## SET TASK
Can you print the data exactly and leave out each image?

+++

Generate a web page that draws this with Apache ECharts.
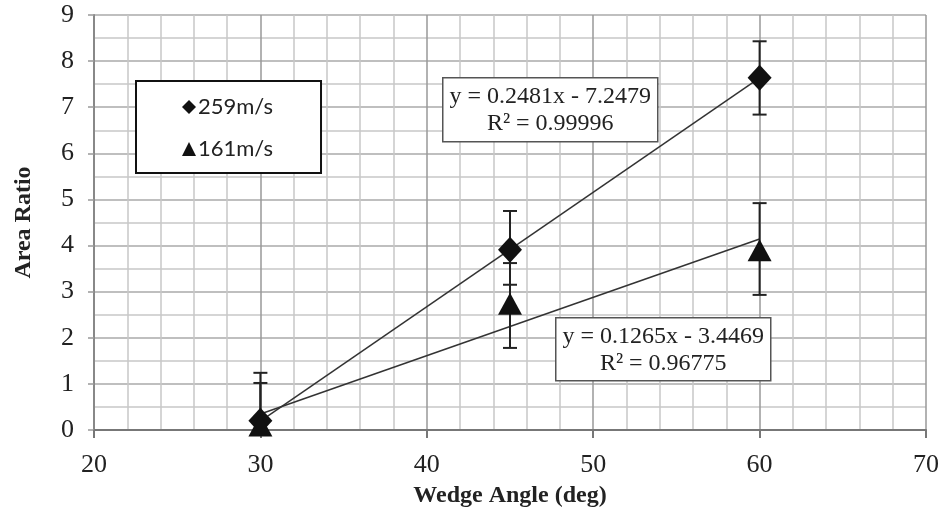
<!DOCTYPE html>
<html>
<head>
<meta charset="utf-8">
<script src="https://cdn.jsdelivr.net/npm/echarts@6/dist/echarts.min.js"></script>
<style>
html,body{margin:0;padding:0;background:#fff;}
#chart{width:942px;height:516px;}
</style>
</head>
<body>
<div id="chart"></div>
<script>
// 数据
var angles = [30, 45, 60];
var ratio259 = [0.2, 3.91, 7.64];
var err259Low = [0, 3.15, 6.84];
var err259High = [1.24, 4.75, 8.43];
var ratio161 = [0.1, 2.74, 3.9];
var err161Low = [0, 1.78, 2.93];
var err161High = [1.02, 3.62, 4.92];
var trend259 = [[30, 0.195], [60, 7.638]];
var trend161 = [[30, 0.348], [60, 4.143]];
var eq259 = ["y = 0.2481x - 7.2479", "R\u00b2 = 0.99996"];
var eq161 = ["y = 0.1265x - 3.4469", "R\u00b2 = 0.96775"];

var serif = "Liberation Serif";
var chart = echarts.init(document.getElementById("chart"));

function pairs(xs, ys) {
	var arr = [];
	for (var i = 0; i < xs.length; i++) arr.push([xs[i], ys[i]]);
	return arr;
}
function errData(xs, lo, hi) {
	var arr = [];
	for (var i = 0; i < xs.length; i++) arr.push([xs[i], lo[i], hi[i]]);
	return arr;
}
//误差棒
function renderErr(params, api) {
	var x = api.value(0);
	var lo = api.coord([x, api.value(1)]);
	var hi = api.coord([x, api.value(2)]);
	var w = 7;
	var st = { stroke: "#222", lineWidth: 2 };
	return {
		type: "group",
		children: [
			{ type: "line", shape: { x1: lo[0], y1: lo[1], x2: hi[0], y2: hi[1] }, style: st },
			{ type: "line", shape: { x1: hi[0] - w, y1: hi[1], x2: hi[0] + w, y2: hi[1] }, style: st },
			{ type: "line", shape: { x1: lo[0] - w, y1: lo[1], x2: lo[0] + w, y2: lo[1] }, style: st }
		]
	};
}
//公式框
function eqBox(lines, x, y, w, h) {
	return {
		type: "group", left: x, top: y,
		children: [
			{ type: "rect", z: 20, shape: { x: 0, y: 0, width: w, height: h },
				style: { fill: "#fff", stroke: "#555", lineWidth: 1.5 } },
			{ type: "text", z: 21, x: w / 2, y: h / 2 - 13,
				style: { text: lines[0], font: "24px " + serif, fill: "#222", align: "center", verticalAlign: "middle" } },
			{ type: "text", z: 21, x: w / 2, y: h / 2 + 14,
				style: { text: lines[1], font: "24px " + serif, fill: "#222", align: "center", verticalAlign: "middle" } }
		]
	};
}

var option = {
	animation: false,
	backgroundColor: "#fff",
	grid: { left: 94, right: 16, top: 15, bottom: 86 },
	legend: {
		data: [
			{ name: "259m/s", icon: "diamond" },
			{ name: "161m/s", icon: "triangle" }
		],
		orient: "vertical",
		left: 136,
		top: 81,
		padding: [15, 48, 13, 46],
		itemGap: 20,
		itemWidth: 14,
		itemHeight: 14,
		borderColor: "#111",
		borderWidth: 2,
		backgroundColor: "#fff",
		textStyle: { fontFamily: "Lato", fontSize: 22, color: "#222", padding: [0, 0, 0, -3] }
	},
	xAxis: {
		type: "value",
		min: 20,
		max: 70,
		interval: 10,
		name: "Wedge Angle (deg)",
		nameLocation: "middle",
		nameGap: 54,
		nameTextStyle: { fontFamily: serif, fontWeight: "bold", fontSize: 24, color: "#222" },
		axisLine: { lineStyle: { color: "#777", width: 2 } },
		axisTick: { show: true, length: 8, lineStyle: { color: "#777", width: 2 } },
		axisLabel: { fontFamily: serif, fontSize: 26, color: "#222", margin: 22 },
		splitLine: { show: true, lineStyle: { color: "#999", width: 1.5 } },
		minorTick: { show: false, splitNumber: 5 },
		minorSplitLine: { show: true, lineStyle: { color: "#c8c8c8", width: 1.5 } }
	},
	yAxis: {
		type: "value",
		min: 0,
		max: 9,
		interval: 1,
		name: "Area Ratio",
		nameLocation: "middle",
		nameGap: 58,
		nameTextStyle: { fontFamily: serif, fontWeight: "bold", fontSize: 24, color: "#222" },
		axisLine: { show: true, lineStyle: { color: "#888", width: 2 } },
		axisTick: { show: true, length: 6, lineStyle: { color: "#999", width: 1.5 } },
		axisLabel: { fontFamily: serif, fontSize: 26, color: "#222", margin: 20 },
		splitLine: { show: true, lineStyle: { color: "#aaa", width: 1.5 } },
		minorTick: { show: false, splitNumber: 2 },
		minorSplitLine: { show: true, lineStyle: { color: "#c8c8c8", width: 1.5 } }
	},
	series: [
		{
			name: "trend259", type: "line", data: trend259, symbol: "none", silent: true,
			lineStyle: { color: "#333", width: 1.5 }, z: 3
		},
		{
			name: "trend161", type: "line", data: trend161, symbol: "none", silent: true,
			lineStyle: { color: "#333", width: 1.5 }, z: 3
		},
		{
			name: "err259", type: "custom", renderItem: renderErr,
			data: errData(angles, err259Low, err259High), z: 4
		},
		{
			name: "err161", type: "custom", renderItem: renderErr,
			data: errData(angles, err161Low, err161High), z: 4
		},
		{
			name: "259m/s", type: "scatter", data: pairs(angles, ratio259),
			symbol: "diamond", symbolSize: [24, 26], itemStyle: { color: "#111", opacity: 1 }, z: 5
		},
		{
			name: "161m/s", type: "scatter", data: pairs(angles, ratio161),
			symbol: "triangle", symbolSize: [24, 22], itemStyle: { color: "#111", opacity: 1 }, z: 5
		}
	],
	graphic: [
		eqBox(eq259, 442, 77, 215, 64),
		eqBox(eq161, 555, 317, 215, 63)
	]
};
chart.setOption(option);
</script>
</body>
</html>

+++

## FINAL ANSWER
Generate a web page that draws this with Apache ECharts.
<!DOCTYPE html>
<html>
<head>
<meta charset="utf-8">
<script src="https://cdn.jsdelivr.net/npm/echarts@6/dist/echarts.min.js"></script>
<style>
html,body{margin:0;padding:0;background:#fff;}
#chart{width:942px;height:516px;}
</style>
</head>
<body>
<div id="chart"></div>
<script>
// 数据
var angles = [30, 45, 60];
var ratio259 = [0.2, 3.91, 7.64];
var err259Low = [0, 3.15, 6.84];
var err259High = [1.24, 4.75, 8.43];
var ratio161 = [0.1, 2.74, 3.9];
var err161Low = [0, 1.78, 2.93];
var err161High = [1.02, 3.62, 4.92];
var trend259 = [[30, 0.195], [60, 7.638]];
var trend161 = [[30, 0.348], [60, 4.143]];
var eq259 = ["y = 0.2481x - 7.2479", "R\u00b2 = 0.99996"];
var eq161 = ["y = 0.1265x - 3.4469", "R\u00b2 = 0.96775"];

var serif = "Liberation Serif";
var chart = echarts.init(document.getElementById("chart"));

function pairs(xs, ys) {
	var arr = [];
	for (var i = 0; i < xs.length; i++) arr.push([xs[i], ys[i]]);
	return arr;
}
function errData(xs, lo, hi) {
	var arr = [];
	for (var i = 0; i < xs.length; i++) arr.push([xs[i], lo[i], hi[i]]);
	return arr;
}
//误差棒
function renderErr(params, api) {
	var x = api.value(0);
	var lo = api.coord([x, api.value(1)]);
	var hi = api.coord([x, api.value(2)]);
	var w = 7;
	var st = { stroke: "#222", lineWidth: 2 };
	return {
		type: "group",
		children: [
			{ type: "line", shape: { x1: lo[0], y1: lo[1], x2: hi[0], y2: hi[1] }, style: st },
			{ type: "line", shape: { x1: hi[0] - w, y1: hi[1], x2: hi[0] + w, y2: hi[1] }, style: st },
			{ type: "line", shape: { x1: lo[0] - w, y1: lo[1], x2: lo[0] + w, y2: lo[1] }, style: st }
		]
	};
}
//公式框
function eqBox(lines, x, y, w, h) {
	return {
		type: "group", left: x, top: y,
		children: [
			{ type: "rect", z: 20, shape: { x: 0, y: 0, width: w, height: h },
				style: { fill: "#fff", stroke: "#555", lineWidth: 1.5 } },
			{ type: "text", z: 21, x: w / 2, y: h / 2 - 13,
				style: { text: lines[0], font: "24px " + serif, fill: "#222", align: "center", verticalAlign: "middle" } },
			{ type: "text", z: 21, x: w / 2, y: h / 2 + 14,
				style: { text: lines[1], font: "24px " + serif, fill: "#222", align: "center", verticalAlign: "middle" } }
		]
	};
}

var option = {
	animation: false,
	backgroundColor: "#fff",
	grid: { left: 94, right: 16, top: 15, bottom: 86 },
	legend: {
		data: [
			{ name: "259m/s", icon: "diamond" },
			{ name: "161m/s", icon: "triangle" }
		],
		orient: "vertical",
		left: 136,
		top: 81,
		padding: [15, 48, 13, 46],
		itemGap: 20,
		itemWidth: 14,
		itemHeight: 14,
		borderColor: "#111",
		borderWidth: 2,
		backgroundColor: "#fff",
		textStyle: { fontFamily: "Lato", fontSize: 22, color: "#222", padding: [0, 0, 0, -3] }
	},
	xAxis: {
		type: "value",
		min: 20,
		max: 70,
		interval: 10,
		name: "Wedge Angle (deg)",
		nameLocation: "middle",
		nameGap: 54,
		nameTextStyle: { fontFamily: serif, fontWeight: "bold", fontSize: 24, color: "#222" },
		axisLine: { lineStyle: { color: "#777", width: 2 } },
		axisTick: { show: true, length: 8, lineStyle: { color: "#777", width: 2 } },
		axisLabel: { fontFamily: serif, fontSize: 26, color: "#222", margin: 22 },
		splitLine: { show: true, lineStyle: { color: "#999", width: 1.5 } },
		minorTick: { show: false, splitNumber: 5 },
		minorSplitLine: { show: true, lineStyle: { color: "#c8c8c8", width: 1.5 } }
	},
	yAxis: {
		type: "value",
		min: 0,
		max: 9,
		interval: 1,
		name: "Area Ratio",
		nameLocation: "middle",
		nameGap: 58,
		nameTextStyle: { fontFamily: serif, fontWeight: "bold", fontSize: 24, color: "#222" },
		axisLine: { show: true, lineStyle: { color: "#888", width: 2 } },
		axisTick: { show: true, length: 6, lineStyle: { color: "#999", width: 1.5 } },
		axisLabel: { fontFamily: serif, fontSize: 26, color: "#222", margin: 20 },
		splitLine: { show: true, lineStyle: { color: "#aaa", width: 1.5 } },
		minorTick: { show: false, splitNumber: 2 },
		minorSplitLine: { show: true, lineStyle: { color: "#c8c8c8", width: 1.5 } }
	},
	series: [
		{
			name: "trend259", type: "line", data: trend259, symbol: "none", silent: true,
			lineStyle: { color: "#333", width: 1.5 }, z: 3
		},
		{
			name: "trend161", type: "line", data: trend161, symbol: "none", silent: true,
			lineStyle: { color: "#333", width: 1.5 }, z: 3
		},
		{
			name: "err259", type: "custom", renderItem: renderErr,
			data: errData(angles, err259Low, err259High), z: 4
		},
		{
			name: "err161", type: "custom", renderItem: renderErr,
			data: errData(angles, err161Low, err161High), z: 4
		},
		{
			name: "259m/s", type: "scatter", data: pairs(angles, ratio259),
			symbol: "diamond", symbolSize: [24, 26], itemStyle: { color: "#111", opacity: 1 }, z: 5
		},
		{
			name: "161m/s", type: "scatter", data: pairs(angles, ratio161),
			symbol: "triangle", symbolSize: [24, 22], itemStyle: { color: "#111", opacity: 1 }, z: 5
		}
	],
	graphic: [
		eqBox(eq259, 442, 77, 215, 64),
		eqBox(eq161, 555, 317, 215, 63)
	]
};
chart.setOption(option);
</script>
</body>
</html>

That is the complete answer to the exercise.